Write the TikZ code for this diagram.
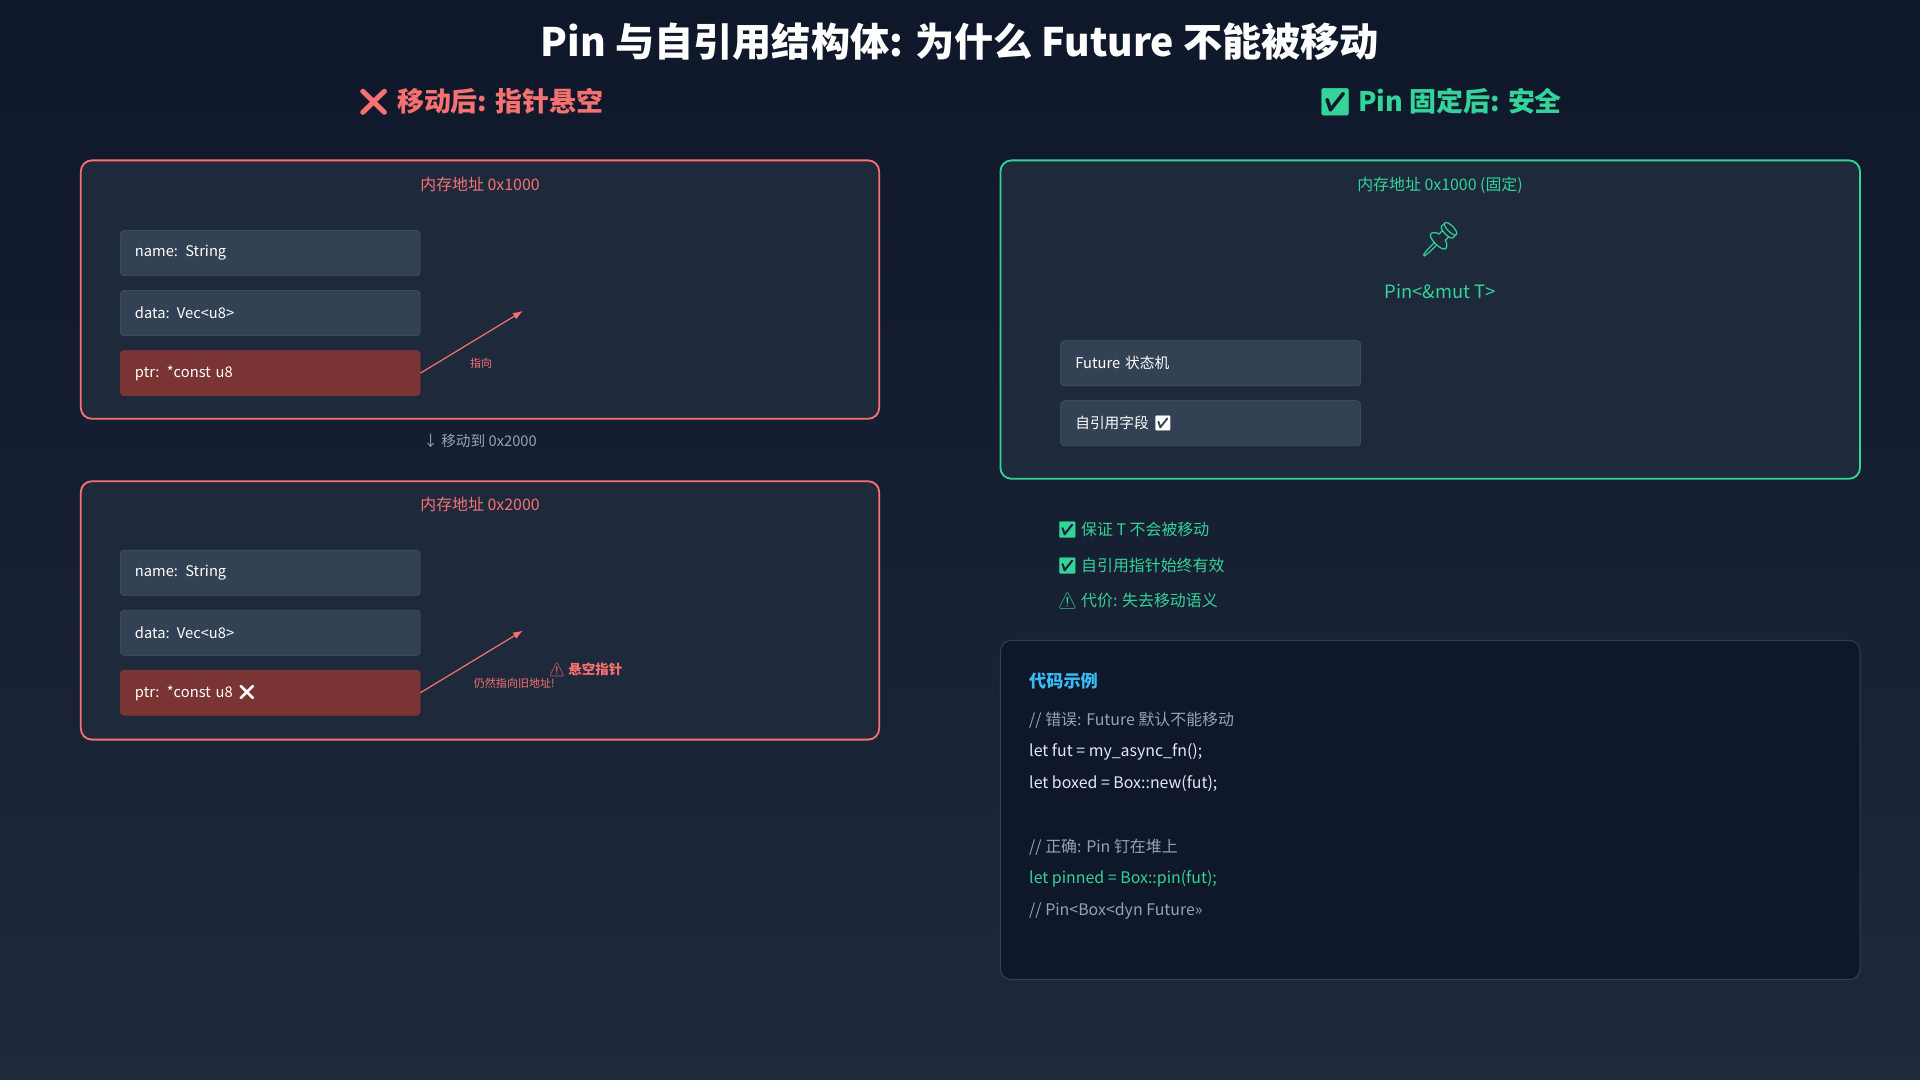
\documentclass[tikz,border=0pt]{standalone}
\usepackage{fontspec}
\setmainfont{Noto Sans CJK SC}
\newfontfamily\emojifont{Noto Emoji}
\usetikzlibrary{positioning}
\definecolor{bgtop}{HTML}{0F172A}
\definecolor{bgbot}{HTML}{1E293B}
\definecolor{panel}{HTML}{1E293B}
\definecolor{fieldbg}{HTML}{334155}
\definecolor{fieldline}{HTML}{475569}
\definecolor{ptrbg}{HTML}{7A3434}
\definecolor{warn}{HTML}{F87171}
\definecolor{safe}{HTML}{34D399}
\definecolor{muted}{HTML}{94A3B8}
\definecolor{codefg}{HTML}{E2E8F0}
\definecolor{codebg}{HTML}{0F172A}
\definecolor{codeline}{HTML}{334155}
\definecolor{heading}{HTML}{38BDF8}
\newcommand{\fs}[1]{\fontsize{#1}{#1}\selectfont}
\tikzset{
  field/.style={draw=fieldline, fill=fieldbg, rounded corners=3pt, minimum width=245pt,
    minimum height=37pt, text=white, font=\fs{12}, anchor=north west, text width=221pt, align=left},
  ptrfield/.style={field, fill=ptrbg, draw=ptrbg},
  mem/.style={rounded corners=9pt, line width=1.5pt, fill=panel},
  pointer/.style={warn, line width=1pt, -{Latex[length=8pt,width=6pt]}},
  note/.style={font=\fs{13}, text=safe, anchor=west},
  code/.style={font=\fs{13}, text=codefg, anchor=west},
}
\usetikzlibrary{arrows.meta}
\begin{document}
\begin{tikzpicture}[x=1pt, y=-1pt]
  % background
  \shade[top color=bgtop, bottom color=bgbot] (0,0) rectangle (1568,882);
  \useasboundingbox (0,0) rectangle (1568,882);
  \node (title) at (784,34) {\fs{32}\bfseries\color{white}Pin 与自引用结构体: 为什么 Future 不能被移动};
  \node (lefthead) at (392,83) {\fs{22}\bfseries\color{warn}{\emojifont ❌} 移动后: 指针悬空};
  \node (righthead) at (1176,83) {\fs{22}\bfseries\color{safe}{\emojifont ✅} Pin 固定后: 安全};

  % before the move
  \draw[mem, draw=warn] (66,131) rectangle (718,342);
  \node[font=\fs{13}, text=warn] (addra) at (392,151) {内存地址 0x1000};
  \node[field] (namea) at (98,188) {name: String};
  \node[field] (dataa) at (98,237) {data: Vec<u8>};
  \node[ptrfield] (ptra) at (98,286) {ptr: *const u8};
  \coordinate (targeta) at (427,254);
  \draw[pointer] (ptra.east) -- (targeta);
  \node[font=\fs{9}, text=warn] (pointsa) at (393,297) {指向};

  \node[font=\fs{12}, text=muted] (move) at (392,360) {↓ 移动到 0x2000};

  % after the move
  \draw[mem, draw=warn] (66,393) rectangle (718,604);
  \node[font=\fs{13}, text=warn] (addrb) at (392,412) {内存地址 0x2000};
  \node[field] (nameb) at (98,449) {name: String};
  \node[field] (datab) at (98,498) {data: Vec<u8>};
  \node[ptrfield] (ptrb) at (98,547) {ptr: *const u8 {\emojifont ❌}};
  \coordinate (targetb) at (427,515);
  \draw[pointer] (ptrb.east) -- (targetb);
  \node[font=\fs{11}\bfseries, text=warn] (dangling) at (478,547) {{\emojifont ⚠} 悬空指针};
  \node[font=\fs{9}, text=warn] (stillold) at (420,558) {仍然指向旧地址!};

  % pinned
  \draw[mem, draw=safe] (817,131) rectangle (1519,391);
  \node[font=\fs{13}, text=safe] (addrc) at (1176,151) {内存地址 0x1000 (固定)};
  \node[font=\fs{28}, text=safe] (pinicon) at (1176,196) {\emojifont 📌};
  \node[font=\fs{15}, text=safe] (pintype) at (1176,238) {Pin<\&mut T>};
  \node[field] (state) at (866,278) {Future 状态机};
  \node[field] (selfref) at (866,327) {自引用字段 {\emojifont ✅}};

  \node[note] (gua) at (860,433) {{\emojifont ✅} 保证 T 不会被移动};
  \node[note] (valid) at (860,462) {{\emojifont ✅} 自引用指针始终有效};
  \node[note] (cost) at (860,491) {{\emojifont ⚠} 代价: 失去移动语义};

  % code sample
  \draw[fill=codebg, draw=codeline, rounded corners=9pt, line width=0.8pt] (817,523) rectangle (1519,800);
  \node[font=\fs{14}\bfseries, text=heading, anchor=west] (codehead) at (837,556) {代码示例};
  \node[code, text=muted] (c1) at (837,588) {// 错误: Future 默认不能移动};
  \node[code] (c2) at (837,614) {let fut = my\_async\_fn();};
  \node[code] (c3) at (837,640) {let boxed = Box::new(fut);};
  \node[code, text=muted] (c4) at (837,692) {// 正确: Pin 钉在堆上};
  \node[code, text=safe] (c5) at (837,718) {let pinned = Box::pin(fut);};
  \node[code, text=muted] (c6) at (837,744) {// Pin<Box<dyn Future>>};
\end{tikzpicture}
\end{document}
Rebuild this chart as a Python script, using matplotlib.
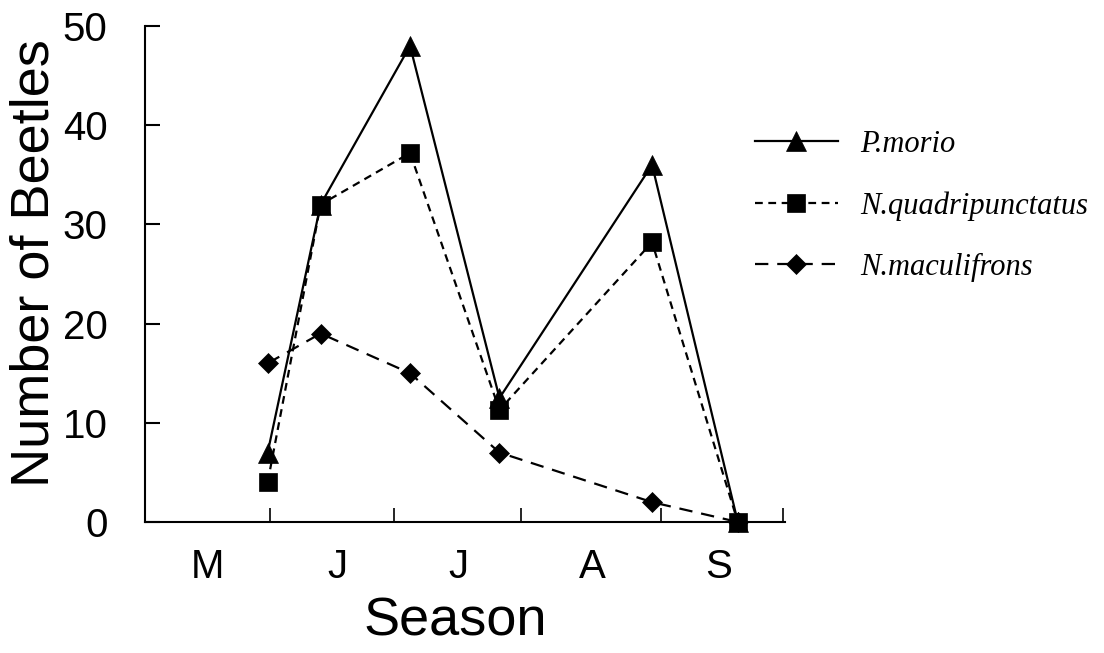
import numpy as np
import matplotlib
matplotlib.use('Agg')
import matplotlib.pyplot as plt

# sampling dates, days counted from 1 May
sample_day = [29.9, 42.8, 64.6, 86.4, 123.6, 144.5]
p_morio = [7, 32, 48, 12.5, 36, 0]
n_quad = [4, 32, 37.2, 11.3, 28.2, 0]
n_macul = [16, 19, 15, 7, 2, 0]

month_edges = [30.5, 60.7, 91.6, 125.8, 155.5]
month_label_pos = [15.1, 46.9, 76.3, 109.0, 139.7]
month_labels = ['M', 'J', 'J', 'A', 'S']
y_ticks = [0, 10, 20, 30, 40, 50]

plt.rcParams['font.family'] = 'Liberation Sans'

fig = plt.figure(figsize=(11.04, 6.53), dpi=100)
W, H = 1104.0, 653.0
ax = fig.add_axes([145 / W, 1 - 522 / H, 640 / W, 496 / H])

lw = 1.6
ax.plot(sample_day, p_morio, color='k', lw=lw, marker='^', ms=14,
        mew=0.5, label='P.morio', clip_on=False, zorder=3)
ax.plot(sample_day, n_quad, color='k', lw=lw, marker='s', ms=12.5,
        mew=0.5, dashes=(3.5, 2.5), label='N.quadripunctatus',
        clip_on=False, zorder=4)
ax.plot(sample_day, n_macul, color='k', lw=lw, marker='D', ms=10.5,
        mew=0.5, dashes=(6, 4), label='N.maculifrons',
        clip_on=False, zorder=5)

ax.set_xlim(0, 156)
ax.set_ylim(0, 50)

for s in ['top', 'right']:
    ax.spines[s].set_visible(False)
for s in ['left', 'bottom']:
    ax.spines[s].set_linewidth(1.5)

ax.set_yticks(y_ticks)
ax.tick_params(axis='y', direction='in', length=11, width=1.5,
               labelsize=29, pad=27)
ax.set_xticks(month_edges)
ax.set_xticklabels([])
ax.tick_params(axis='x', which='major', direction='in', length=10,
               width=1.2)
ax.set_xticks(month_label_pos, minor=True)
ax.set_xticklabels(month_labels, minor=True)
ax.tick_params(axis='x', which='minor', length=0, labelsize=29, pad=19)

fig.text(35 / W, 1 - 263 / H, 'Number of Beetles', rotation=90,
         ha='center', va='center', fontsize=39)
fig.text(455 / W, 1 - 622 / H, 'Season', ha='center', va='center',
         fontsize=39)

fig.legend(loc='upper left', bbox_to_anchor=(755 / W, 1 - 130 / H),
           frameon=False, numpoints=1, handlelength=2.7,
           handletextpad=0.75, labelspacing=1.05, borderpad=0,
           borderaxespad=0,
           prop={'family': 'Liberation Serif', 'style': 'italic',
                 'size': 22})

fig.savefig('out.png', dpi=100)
^^^^^^^^
Transcribe all entries above exactly. Drop the pictures.

* [PROBLEM SOLUTION]
Write the TikZ code for this diagram.
\documentclass[tikz,border=0pt]{standalone}
\usepackage{fontspec}
\setmainfont{Noto Sans CJK SC}
\newfontfamily\emojifont{Noto Emoji}
\usetikzlibrary{positioning}
\definecolor{bgtop}{HTML}{0F172A}
\definecolor{bgbot}{HTML}{1E293B}
\definecolor{panel}{HTML}{1E293B}
\definecolor{fieldbg}{HTML}{334155}
\definecolor{fieldline}{HTML}{475569}
\definecolor{ptrbg}{HTML}{7A3434}
\definecolor{warn}{HTML}{F87171}
\definecolor{safe}{HTML}{34D399}
\definecolor{muted}{HTML}{94A3B8}
\definecolor{codefg}{HTML}{E2E8F0}
\definecolor{codebg}{HTML}{0F172A}
\definecolor{codeline}{HTML}{334155}
\definecolor{heading}{HTML}{38BDF8}
\newcommand{\fs}[1]{\fontsize{#1}{#1}\selectfont}
\tikzset{
  field/.style={draw=fieldline, fill=fieldbg, rounded corners=3pt, minimum width=245pt,
    minimum height=37pt, text=white, font=\fs{12}, anchor=north west, text width=221pt, align=left},
  ptrfield/.style={field, fill=ptrbg, draw=ptrbg},
  mem/.style={rounded corners=9pt, line width=1.5pt, fill=panel},
  pointer/.style={warn, line width=1pt, -{Latex[length=8pt,width=6pt]}},
  note/.style={font=\fs{13}, text=safe, anchor=west},
  code/.style={font=\fs{13}, text=codefg, anchor=west},
}
\usetikzlibrary{arrows.meta}
\begin{document}
\begin{tikzpicture}[x=1pt, y=-1pt]
  % background
  \shade[top color=bgtop, bottom color=bgbot] (0,0) rectangle (1568,882);
  \useasboundingbox (0,0) rectangle (1568,882);
  \node (title) at (784,34) {\fs{32}\bfseries\color{white}Pin 与自引用结构体: 为什么 Future 不能被移动};
  \node (lefthead) at (392,83) {\fs{22}\bfseries\color{warn}{\emojifont ❌} 移动后: 指针悬空};
  \node (righthead) at (1176,83) {\fs{22}\bfseries\color{safe}{\emojifont ✅} Pin 固定后: 安全};

  % before the move
  \draw[mem, draw=warn] (66,131) rectangle (718,342);
  \node[font=\fs{13}, text=warn] (addra) at (392,151) {内存地址 0x1000};
  \node[field] (namea) at (98,188) {name: String};
  \node[field] (dataa) at (98,237) {data: Vec<u8>};
  \node[ptrfield] (ptra) at (98,286) {ptr: *const u8};
  \coordinate (targeta) at (427,254);
  \draw[pointer] (ptra.east) -- (targeta);
  \node[font=\fs{9}, text=warn] (pointsa) at (393,297) {指向};

  \node[font=\fs{12}, text=muted] (move) at (392,360) {↓ 移动到 0x2000};

  % after the move
  \draw[mem, draw=warn] (66,393) rectangle (718,604);
  \node[font=\fs{13}, text=warn] (addrb) at (392,412) {内存地址 0x2000};
  \node[field] (nameb) at (98,449) {name: String};
  \node[field] (datab) at (98,498) {data: Vec<u8>};
  \node[ptrfield] (ptrb) at (98,547) {ptr: *const u8 {\emojifont ❌}};
  \coordinate (targetb) at (427,515);
  \draw[pointer] (ptrb.east) -- (targetb);
  \node[font=\fs{11}\bfseries, text=warn] (dangling) at (478,547) {{\emojifont ⚠} 悬空指针};
  \node[font=\fs{9}, text=warn] (stillold) at (420,558) {仍然指向旧地址!};

  % pinned
  \draw[mem, draw=safe] (817,131) rectangle (1519,391);
  \node[font=\fs{13}, text=safe] (addrc) at (1176,151) {内存地址 0x1000 (固定)};
  \node[font=\fs{28}, text=safe] (pinicon) at (1176,196) {\emojifont 📌};
  \node[font=\fs{15}, text=safe] (pintype) at (1176,238) {Pin<\&mut T>};
  \node[field] (state) at (866,278) {Future 状态机};
  \node[field] (selfref) at (866,327) {自引用字段 {\emojifont ✅}};

  \node[note] (gua) at (860,433) {{\emojifont ✅} 保证 T 不会被移动};
  \node[note] (valid) at (860,462) {{\emojifont ✅} 自引用指针始终有效};
  \node[note] (cost) at (860,491) {{\emojifont ⚠} 代价: 失去移动语义};

  % code sample
  \draw[fill=codebg, draw=codeline, rounded corners=9pt, line width=0.8pt] (817,523) rectangle (1519,800);
  \node[font=\fs{14}\bfseries, text=heading, anchor=west] (codehead) at (837,556) {代码示例};
  \node[code, text=muted] (c1) at (837,588) {// 错误: Future 默认不能移动};
  \node[code] (c2) at (837,614) {let fut = my\_async\_fn();};
  \node[code] (c3) at (837,640) {let boxed = Box::new(fut);};
  \node[code, text=muted] (c4) at (837,692) {// 正确: Pin 钉在堆上};
  \node[code, text=safe] (c5) at (837,718) {let pinned = Box::pin(fut);};
  \node[code, text=muted] (c6) at (837,744) {// Pin<Box<dyn Future>>};
\end{tikzpicture}
\end{document}
Rebuild this chart as a Python script, using matplotlib.
import numpy as np
import matplotlib
matplotlib.use('Agg')
import matplotlib.pyplot as plt

# sampling dates, days counted from 1 May
sample_day = [29.9, 42.8, 64.6, 86.4, 123.6, 144.5]
p_morio = [7, 32, 48, 12.5, 36, 0]
n_quad = [4, 32, 37.2, 11.3, 28.2, 0]
n_macul = [16, 19, 15, 7, 2, 0]

month_edges = [30.5, 60.7, 91.6, 125.8, 155.5]
month_label_pos = [15.1, 46.9, 76.3, 109.0, 139.7]
month_labels = ['M', 'J', 'J', 'A', 'S']
y_ticks = [0, 10, 20, 30, 40, 50]

plt.rcParams['font.family'] = 'Liberation Sans'

fig = plt.figure(figsize=(11.04, 6.53), dpi=100)
W, H = 1104.0, 653.0
ax = fig.add_axes([145 / W, 1 - 522 / H, 640 / W, 496 / H])

lw = 1.6
ax.plot(sample_day, p_morio, color='k', lw=lw, marker='^', ms=14,
        mew=0.5, label='P.morio', clip_on=False, zorder=3)
ax.plot(sample_day, n_quad, color='k', lw=lw, marker='s', ms=12.5,
        mew=0.5, dashes=(3.5, 2.5), label='N.quadripunctatus',
        clip_on=False, zorder=4)
ax.plot(sample_day, n_macul, color='k', lw=lw, marker='D', ms=10.5,
        mew=0.5, dashes=(6, 4), label='N.maculifrons',
        clip_on=False, zorder=5)

ax.set_xlim(0, 156)
ax.set_ylim(0, 50)

for s in ['top', 'right']:
    ax.spines[s].set_visible(False)
for s in ['left', 'bottom']:
    ax.spines[s].set_linewidth(1.5)

ax.set_yticks(y_ticks)
ax.tick_params(axis='y', direction='in', length=11, width=1.5,
               labelsize=29, pad=27)
ax.set_xticks(month_edges)
ax.set_xticklabels([])
ax.tick_params(axis='x', which='major', direction='in', length=10,
               width=1.2)
ax.set_xticks(month_label_pos, minor=True)
ax.set_xticklabels(month_labels, minor=True)
ax.tick_params(axis='x', which='minor', length=0, labelsize=29, pad=19)

fig.text(35 / W, 1 - 263 / H, 'Number of Beetles', rotation=90,
         ha='center', va='center', fontsize=39)
fig.text(455 / W, 1 - 622 / H, 'Season', ha='center', va='center',
         fontsize=39)

fig.legend(loc='upper left', bbox_to_anchor=(755 / W, 1 - 130 / H),
           frameon=False, numpoints=1, handlelength=2.7,
           handletextpad=0.75, labelspacing=1.05, borderpad=0,
           borderaxespad=0,
           prop={'family': 'Liberation Serif', 'style': 'italic',
                 'size': 22})

fig.savefig('out.png', dpi=100)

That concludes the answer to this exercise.